The second factor in my blogging absence was plain old superstition.  I hate to admit it, but I have always had a strong superstitious side that is particularly pronounced when it comes to major life events that are influenced by luck, competition or forces beyond my control.  For example, I always refused to speculate on my performance on important exams in school until I had the final grade in my hand.  This behavior was driven by the completely irrational fear that discussing the test would somehow “jinx” my results.  Even though everyone else was busily comparing notes about how ridiculous the essay section was and how Question #3 on the first page was straight out of the textbook, I was like a guilty politician dodging pre-trial interview requests from the media: No Comment.  The same goes for job interviews, first dates and poker tournaments: I’ve always thought that speculation brought bad luck and generally avoided talking about anything until the final result was written in stone.

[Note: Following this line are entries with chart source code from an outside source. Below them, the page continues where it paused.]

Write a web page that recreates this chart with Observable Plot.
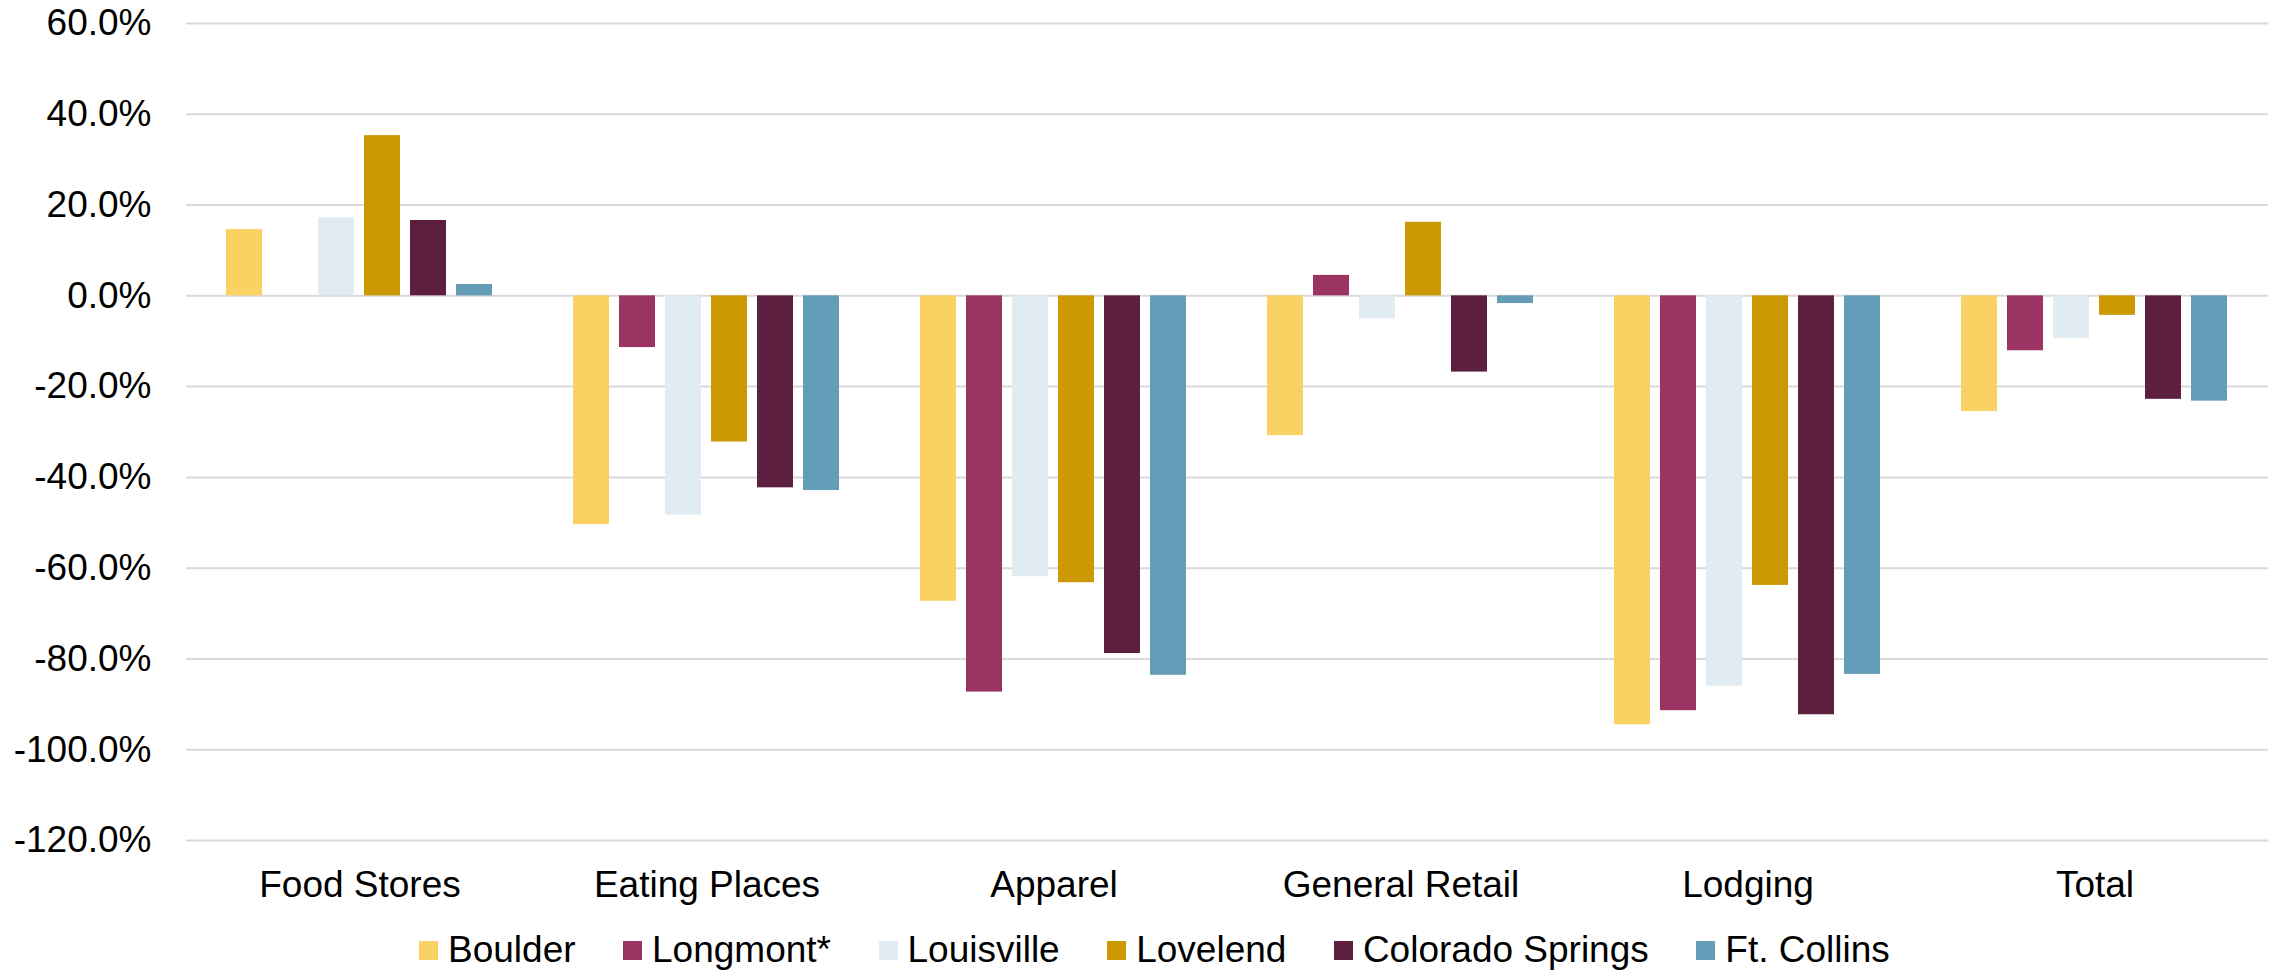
<!DOCTYPE html>
<html>
<head>
<meta charset="utf-8">
<script src="https://cdn.jsdelivr.net/npm/d3@7"></script>
<script src="https://cdn.jsdelivr.net/npm/@observablehq/plot@0.6"></script>
<style>
  html, body { margin: 0; padding: 0; background: #fff; }
  body { font-family: "Liberation Sans", Arial, sans-serif; }
  #legend { display: flex; align-items: center; height: 44px; margin-top: 18px; margin-left: 419px; font-size: 37px; color: #000; white-space: nowrap; }
  #legend .item { display: flex; align-items: center; margin-right: 47.5px; }
  #legend .sw { width: 19px; height: 19px; margin-right: 10px; display: inline-block; }
</style>
</head>
<body>
<div id="chart"></div>
<div id="legend"></div>
<script>
const categories = ["Food Stores", "Eating Places", "Apparel", "General Retail", "Lodging", "Total"];
const series = ["Boulder", "Longmont*", "Louisville", "Lovelend", "Colorado Springs", "Ft. Collins"];
const colors = ["#FAD264", "#9B3363", "#E0ECF1", "#CC9904", "#5C1F3F", "#649DB8"];
// values in percent, one array per series, ordered as categories
const boulder         = [14.6, -50.4, -67.3, -30.8, -94.5, -25.5];
const longmont        = [null, -11.4, -87.3,   4.5, -91.4, -12.1];
const louisville      = [17.2, -48.3, -61.9,  -5.1, -86.0,  -9.4];
const lovelend        = [35.3, -32.2, -63.2,  16.2, -63.8,  -4.3];
const coloradoSprings = [16.6, -42.3, -78.8, -16.8, -92.3, -22.8];
const ftCollins       = [ 2.5, -42.9, -83.6,  -1.7, -83.4, -23.2];
const yTicks = [60, 40, 20, 0, -20, -40, -60, -80, -100, -120];

const seriesValues = [boulder, longmont, louisville, lovelend, coloradoSprings, ftCollins];
const data = [];
series.forEach((s, i) => {
  categories.forEach((c, j) => {
    const v = seriesValues[i][j];
    if (v != null) data.push({category: c, series: s, value: v});
  });
});

const chart = Plot.plot({
  width: 2277,
  height: 910,
  marginTop: 23,
  marginBottom: 70,
  marginLeft: 184,
  marginRight: 7,
  style: {fontFamily: "'Liberation Sans', Arial, sans-serif", fontSize: "37px", color: "#000", background: "#fff"},
  fx: {domain: categories, padding: 0, axis: "bottom", tickSize: 0, tickPadding: 30, label: null},
  x: {domain: series, axis: null, paddingInner: 0.216, paddingOuter: 0.855},
  y: {domain: [-120, 60], ticks: yTicks, tickFormat: d => d.toFixed(1) + "%", tickSize: 0, tickPadding: 35, label: null},
  color: {domain: series, range: colors},
  marks: [
    Plot.ruleY(yTicks, {stroke: "#d9d9d9", strokeWidth: 2}),
    Plot.barY(data, {fx: "category", x: "series", y: "value", fill: "series"})
  ]
});
document.getElementById("chart").appendChild(chart);

const legend = document.getElementById("legend");
series.forEach((s, i) => {
  const item = document.createElement("div");
  item.className = "item";
  const sw = document.createElement("span");
  sw.className = "sw";
  sw.style.background = colors[i];
  const t = document.createElement("span");
  t.textContent = s;
  item.appendChild(sw);
  item.appendChild(t);
  legend.appendChild(item);
});
</script>
</body>
</html>
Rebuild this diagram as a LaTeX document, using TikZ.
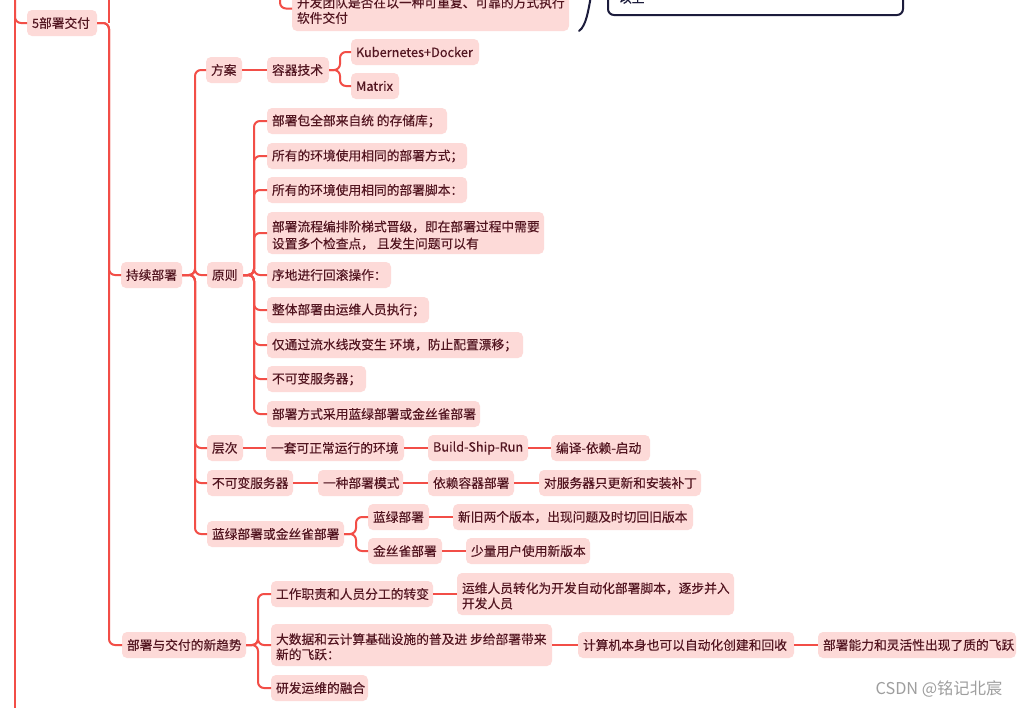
\documentclass[tikz,border=0pt]{standalone}
\usepackage{fontspec}
\newfontfamily\cjk{Noto Sans CJK SC}[FakeBold=0.3]
\newfontfamily\wmfont{Noto Sans CJK SC}
\newlength\pxu \setlength\pxu{0.75pt}
\newcommand\tx[2]{\makebox[#1\pxu][l]{#2}}
\newcommand\ttx[3]{\makebox[#1\pxu][l]{\raisebox{-3.5\pxu}[\height][\depth]{\begin{tabular}{@{}l@{}}#2\\#3\end{tabular}}}}
\definecolor{lnred}{HTML}{F24E47}
\definecolor{boxpink}{HTML}{FDDAD8}
\definecolor{txtc}{HTML}{521520}
\definecolor{navyc}{HTML}{1C1C3C}
\tikzset{
  mbox/.style={fill=boxpink, rounded corners=3.75pt, inner xsep=3.75pt, inner ysep=2.25pt,
    outer sep=0pt, minimum height=19.5pt, anchor=west, text=txtc,
    font=\cjk\fontsize{9.56pt}{12.75pt}\selectfont},
  twoline/.style={minimum height=#1*0.75pt},
  tight/.style={font=\cjk\fontsize{9.56pt}{11.25pt}\selectfont},
  conn/.style={draw=lnred, line width=1.5pt, rounded corners=4.5pt},
}
\begin{document}
\begin{tikzpicture}[x=0.75pt,y=-0.75pt]
\useasboundingbox (0,0) rectangle (1021,707);
\clip (0,0) rectangle (1021,707);
\fill[white] (0,0) rectangle (1021,707);

% nodes
\node[mbox] (n5) at (27,23) {\tx{60}{5部署交付}};
\node[mbox, tight, twoline=45] (top) at (292,8.5) {\ttx{267}{开发团队是否在以一种可重复、可靠的方式执行}{软件交付}};
\node[draw=navyc, line width=1.5pt, rounded corners=4.5pt, anchor=south west, inner xsep=8.25pt,
  minimum height=25.5pt, text=navyc, font=\cjk\fontsize{9.56pt}{12.75pt}\selectfont] (ys) at (607,16) {\tx{273}{以上}};

\node[mbox] (cd) at (121,275) {\tx{51}{持续部署}};
\node[mbox] (fa) at (206,70) {\tx{26}{方案}};
\node[mbox] (rq) at (267,70) {\tx{52}{容器技术}};
\node[mbox] (kd) at (351,52) {\tx{118}{Kubernetes+Docker}};
\node[mbox] (mx) at (351,86) {\tx{38}{Matrix}};

\node[mbox] (yz) at (207,275) {\tx{26}{原则}};
\node[mbox] (p1) at (267,121) {\tx{170}{部署包全部来自统 的存储库；}};
\node[mbox] (p2) at (267,156) {\tx{190}{所有的环境使用相同的部署方式；}};
\node[mbox] (p3) at (267,190) {\tx{190}{所有的环境使用相同的部署脚本：}};
\node[mbox, twoline=42] (p4) at (267,233) {\ttx{267}{部署流程编排阶梯式晋级，即在部署过程中需要}{设置多个检查点， 且发生问题可以有}};
\node[mbox] (p5) at (267,275) {\tx{114}{序地进行回滚操作：}};
\node[mbox] (p6) at (267,310) {\tx{152}{整体部署由运维人员执行；}};
\node[mbox] (p7) at (267,345) {\tx{246}{仅通过流水线改变生 环境，防止配置漂移；}};
\node[mbox] (p8) at (267,379) {\tx{89}{不可变服务器；}};
\node[mbox] (p9) at (267,414) {\tx{203}{部署方式采用蓝绿部署或金丝雀部署}};

\node[mbox] (cc) at (207,448) {\tx{26}{层次}};
\node[mbox] (c1) at (266,448) {\tx{128}{一套可正常运行的环境}};
\node[mbox] (c2) at (428,448) {\tx{90}{Build-Ship-Run}};
\node[mbox] (c3) at (551,448) {\tx{89}{编译-依赖-启动}};

\node[mbox] (bk) at (207,483) {\tx{76}{不可变服务器}};
\node[mbox] (b1) at (318,483) {\tx{75}{一种部署模式}};
\node[mbox] (b2) at (428,483) {\tx{76}{依赖容器部署}};
\node[mbox] (b3) at (539,483) {\tx{152}{对服务器只更新和安装补丁}};

\node[mbox] (lj) at (207,534) {\tx{127}{蓝绿部署或金丝雀部署}};
\node[mbox] (l1) at (368,517) {\tx{51}{蓝绿部署}};
\node[mbox] (l2) at (368,551) {\tx{64}{金丝雀部署}};
\node[mbox] (l3) at (453,517) {\tx{230}{新旧两个版本，出现问题及时切回旧版本}};
\node[mbox] (l4) at (466,551) {\tx{114}{少量用户使用新版本}};

\node[mbox] (qs) at (122,645) {\tx{114}{部署与交付的新趋势}};
\node[mbox] (q1) at (271,594) {\tx{152}{工作职责和人员分工的转变}};
\node[mbox, tight, twoline=42] (q2) at (271,645) {\ttx{271}{大数据和云计算基础设施的普及进 步给部署带来}{新的飞跃：}};
\node[mbox] (q3) at (271,688) {\tx{87}{研发运维的融合}};
\node[mbox, tight, twoline=42] (q4) at (457,594) {\ttx{267}{运维人员转化为开发自动化部署脚本，逐步并入}{开发人员}};
\node[mbox] (q5) at (578,645) {\tx{206}{计算机本身也可以自动化创建和回收}};
\node[mbox] (q6) at (818,645) {\tx{188}{部署能力和灵活性出现了质的飞跃}};

\node[anchor=east, text=black!38, font=\wmfont\fontsize{12.2pt}{14pt}\selectfont] (wm) at (1007,689) {CSDN @铭记北宸};

% connectors
\draw[conn] (15,-5) -- (15,712);
\draw[conn] (15,-5) |- (n5.west);
\draw[conn] (109,-5) -- (109,23);
\draw[conn] (n5.east) -- ++(12,0) |- (cd.west);
\draw[conn] (n5.east) -- ++(12,0) |- (qs.west);
\draw[conn] (280,-5) |- (top.west);

\foreach \c in {fa,yz,cc,bk,lj} \draw[conn] (cd.east) -- ++(13,0) |- (\c.west);
\draw[conn] (fa.east) -- (rq.west);
\foreach \c in {kd,mx} \draw[conn] (rq.east) -- ++(11,0) |- (\c.west);
\foreach \c in {p1,p2,p3,p4,p5,p6,p7,p8,p9} \draw[conn] (yz.east) -- ++(11,0) |- (\c.west);
\draw[conn] (cc.east) -- (c1.west);
\draw[conn] (c1.east) -- (c2.west);
\draw[conn] (c2.east) -- (c3.west);
\draw[conn] (bk.east) -- (b1.west);
\draw[conn] (b1.east) -- (b2.west);
\draw[conn] (b2.east) -- (b3.west);
\foreach \c in {l1,l2} \draw[conn] (lj.east) -- ++(12,0) |- (\c.west);
\draw[conn] (l1.east) -- (l3.west);
\draw[conn] (l2.east) -- (l4.west);
\foreach \c in {q1,q2,q3} \draw[conn] (qs.east) -- ++(12,0) |- (\c.west);
\draw[conn] (q1.east) -- (q4.west);
\draw[conn] (q2.east) -- (q5.west);
\draw[conn] (q5.east) -- (q6.west);

% brace
\draw[navyc, line width=1.5pt, line cap=round] (579,31) .. controls (586,26) and (588,12) .. (591,-4);
\end{tikzpicture}
\end{document}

The fact that the full-price offer on my first flip fell through right around the time I began telling my friends about the sale only reinforced this long-standing policy of not discussing anything until it was a done deal.  After that it was tough to sit down and write blog posts on any new developments when I still had the fear of “jinxing” the deal.  Crazy, I know, but I’ve never been able to shake that kind of superstition.

The fact that I’m writing now indicates that I’ve closed on the sale of my very first investment property, but I’ll save the details of that story for another post because I’m short on time at the moment.  I promise it won’t take three months this time.